Feeling cheated, Kentucky faces a dangerous South Carolina that has nothing to lose

Kentucky must quickly dump the emotional baggage of the Auburn loss as they head to Columbia, a place where the Wildcats have historically struggled.
Kentucky's Mark Pope coaches his team against Oklahoma Wednesday night at Rupp Arena.
Feb. 4, 2026
Kentucky's Mark Pope coaches his team against Oklahoma Wednesday night at Rupp Arena. Feb. 4, 2026 | Scott Utterback/Courier Journal / USA TODAY NETWORK via Imagn Images

Kentucky is bruised and battered. Three straight losses have flipped the season on its head, turning a team that was fighting for first place in the SEC into one fighting for its NCAA Tournament life.

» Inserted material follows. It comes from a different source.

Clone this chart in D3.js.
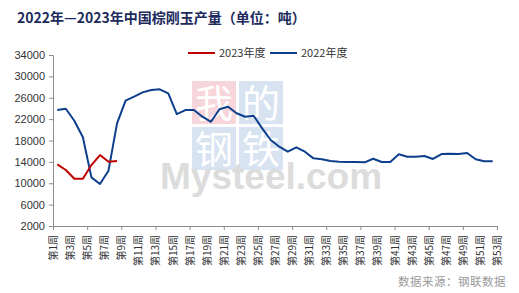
<!DOCTYPE html>
<html>
<head>
<meta charset="utf-8">
<script src="https://cdn.jsdelivr.net/npm/d3@7"></script>
<style>
  body { margin: 0; background: #fff; }
  text { font-family: "Liberation Sans", "Noto Sans CJK SC", sans-serif; }
</style>
</head>
<body>
<div id="chart"></div>
<script>
// --- data ---
const weekLabels = d3.range(1, 54).map(w => '第' + w + '周');
const yTicks = [2000, 6000, 10000, 14000, 18000, 22000, 26000, 30000, 34000];
const series2023 = [13540, 12480, 10850, 10850, 13410, 15280, 14030, 14160];
const series2022 = [23700, 23950, 21700, 18600, 11100, 9860, 12350, 21200, 25450, 26200,
                    27000, 27450, 27580, 26830, 22950, 23700, 23700, 22450, 21500, 23840,
                    24320, 23090, 22450, 22640, 20280, 18090, 16840, 15900, 16720, 15900,
                    14660, 14480, 14160, 14030, 13970, 13970, 13920, 14590, 13970, 13970,
                    15420, 14970, 14970, 15100, 14540, 15470, 15530, 15470, 15660, 14480,
                    14100, 14100];
const seriesNames = ['2023年度', '2022年度'];
const seriesColors = ['#c00000', '#0d3f8c'];

const W = 519, H = 293;
const plotL = 53, plotR = 497, plotT = 55, plotB = 226;

const svg = d3.select('#chart').append('svg')
    .attr('width', W).attr('height', H);

// Title
svg.append('text')
    .attr('x', 17).attr('y', 23)
    .style('font-family', "'Noto Sans CJK SC', sans-serif")
    .style('font-size', '14px').style('font-weight', '700')
    .style('fill', '#1c2b5c')
    .text('2022年—2023年中国棕刚玉产量（单位：吨）');

// Watermark
const wm = svg.append('g');
const boxes = [
    {ch: '我', x: 192, y: 81, c: '#f6d6da'},
    {ch: '的', x: 239, y: 81, c: '#d8e3f1'},
    {ch: '钢', x: 192, y: 127, c: '#d8e3f1'},
    {ch: '铁', x: 239, y: 127, c: '#d8e3f1'}
];
boxes.forEach(b => {
    wm.append('rect').attr('x', b.x).attr('y', b.y)
        .attr('width', 44).attr('height', 43).attr('fill', b.c);
    wm.append('text').attr('x', b.x + 22).attr('y', b.y + 36)
        .attr('text-anchor', 'middle')
        .style('font-family', "'Noto Sans CJK SC', sans-serif")
        .style('font-size', '38px').style('fill', '#fff')
        .text(b.ch);
});
wm.append('text').attr('x', 160).attr('y', 189)
    .style('font-family', "'Liberation Sans', sans-serif")
    .style('font-size', '37px').style('font-weight', '700')
    .style('fill', '#dcdcdc')
    .text('Mysteel.com');

// Scales
const y = d3.scaleLinear().domain([2000, 34000]).range([plotB, plotT]);
const xLab = d3.scalePoint().domain(weekLabels).range([plotL, plotR]);
const xData = d3.scaleBand().domain(d3.range(series2022.length)).range([plotL, plotR]);
const xc = i => xData(i) + xData.bandwidth() / 2;

// Y axis
const yAxis = svg.append('g')
    .attr('transform', `translate(${plotL},0)`)
    .call(d3.axisLeft(y).tickValues(yTicks).tickSize(4).tickPadding(4).tickFormat(d3.format('d')));
yAxis.select('.domain').attr('stroke', '#8c8c8c');
yAxis.selectAll('.tick line').attr('stroke', '#8c8c8c');
yAxis.selectAll('text').style('font-size', '11px').style('fill', '#333')
    .style('font-family', "'Liberation Sans', sans-serif");

// X axis: ticks every 4 weeks, labels every 2 weeks
const xTicks = svg.append('g')
    .attr('transform', `translate(0,${plotB})`)
    .call(d3.axisBottom(xLab).tickValues(weekLabels.filter((d, i) => i % 4 === 0))
        .tickSize(4).tickFormat(''));
xTicks.select('.domain').attr('stroke', '#8c8c8c');
xTicks.selectAll('.tick line').attr('stroke', '#8c8c8c');

const xLabels = svg.append('g')
    .attr('transform', `translate(0,${plotB})`)
    .call(d3.axisBottom(xLab).tickValues(weekLabels.filter((d, i) => i % 2 === 0)).tickSize(0));
xLabels.select('.domain').remove();
xLabels.selectAll('text')
    .attr('transform', 'rotate(-90)')
    .attr('text-anchor', 'end')
    .attr('x', -9).attr('y', 0).attr('dy', '0.35em')
    .style('font-family', "'Noto Sans CJK SC', sans-serif")
    .style('font-size', '10px').style('fill', '#333');

// Lines
const line = d3.line().x((d, i) => xc(i)).y(d => y(d));
[series2022, series2023].forEach((s, k) => {
    svg.append('path').datum(s)
        .attr('fill', 'none')
        .attr('stroke', k === 0 ? seriesColors[1] : seriesColors[0])
        .attr('stroke-width', 2)
        .attr('stroke-linejoin', 'round')
        .attr('d', line);
});

// Legend
const legX = [188, 270];
seriesNames.forEach((name, i) => {
    svg.append('line')
        .attr('x1', legX[i]).attr('x2', legX[i] + 27)
        .attr('y1', 53).attr('y2', 53)
        .attr('stroke', seriesColors[i]).attr('stroke-width', 2);
    svg.append('text')
        .attr('x', legX[i] + 31).attr('y', 57)
        .style('font-family', "'Noto Sans CJK SC', sans-serif")
        .style('font-size', '11px').style('fill', '#333')
        .text(name);
});

// Source note
svg.append('text')
    .attr('x', 506).attr('y', 286)
    .attr('text-anchor', 'end')
    .style('font-family', "'Noto Sans CJK SC', sans-serif")
    .style('font-size', '11.5px').style('fill', '#9a9a9a')
    .style('letter-spacing', '0.5px')
    .text('数据来源：钢联数据');
</script>
</body>
</html>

The players and the staff feel cheated out of a win they believe they earned Saturday night at Neville Arena. But with another game staring them in the face, the question isn’t whether they were wronged; it’s whether there was enough time to recover from it.

Mark Pope didn’t wait long to show how angry he was. After stepping away from the podium, Pope unloaded toward athletic director Mitch Barnhart.

“Mitch, if those motherfers (he said it just like that, not the full word) try to fine me, screw them. I didn’t say a word about how they cheated us.”

Otega Oweh echoed the frustration on Instagram, posting to his story:
“these refs gon do it every time.”

Both reactions were aimed squarely at the offensive foul called on Collin Chandler late in the game. A charge whistled as Chandler tried to break free from an Auburn defender who appeared to be draped all over him. He did extend his arm. It was called. And that was that.

Now Kentucky has to turn the page immediately and get ready for a South Carolina team that sits under .500 overall but is a dangerous 11-6 at home. That matters because this is a building Kentucky has never been comfortable in.

Kentucky has a losing record at Colonial Life Arena

Since the arena opened in 2009, Kentucky is just 5-6 in Columbia, losing three of the last four trips. The most recent visit came in January 2024, when South Carolina routed the Wildcats 79-62 under John Calipari. Pope and his staff answered back last season with an 80–57 win at Rupp Arena, but that doesn’t travel with you.

This is a game Kentucky cannot afford to lose, and absolutely cannot afford to overlook.

Still, that raises the hardest question of all: how do you pick yourself up after a game you genuinely believe was taken from you? A game that could have righted a ship that had found choppy waters.

This group has shown resilience all season. They climbed from 5-4 to 17-7 by responding every time the season looked shaky. Now they’re right back in it again. Can they dump the emotional baggage, reset in less than 72 hours, and play a team with nothing to lose in a building where Kentucky loses more often than it wins?

That’s the challenge in front of Mark Pope. One more response buys breathing room. Another knockout blow, and the Wildcats may be on the canvas for the 10 count.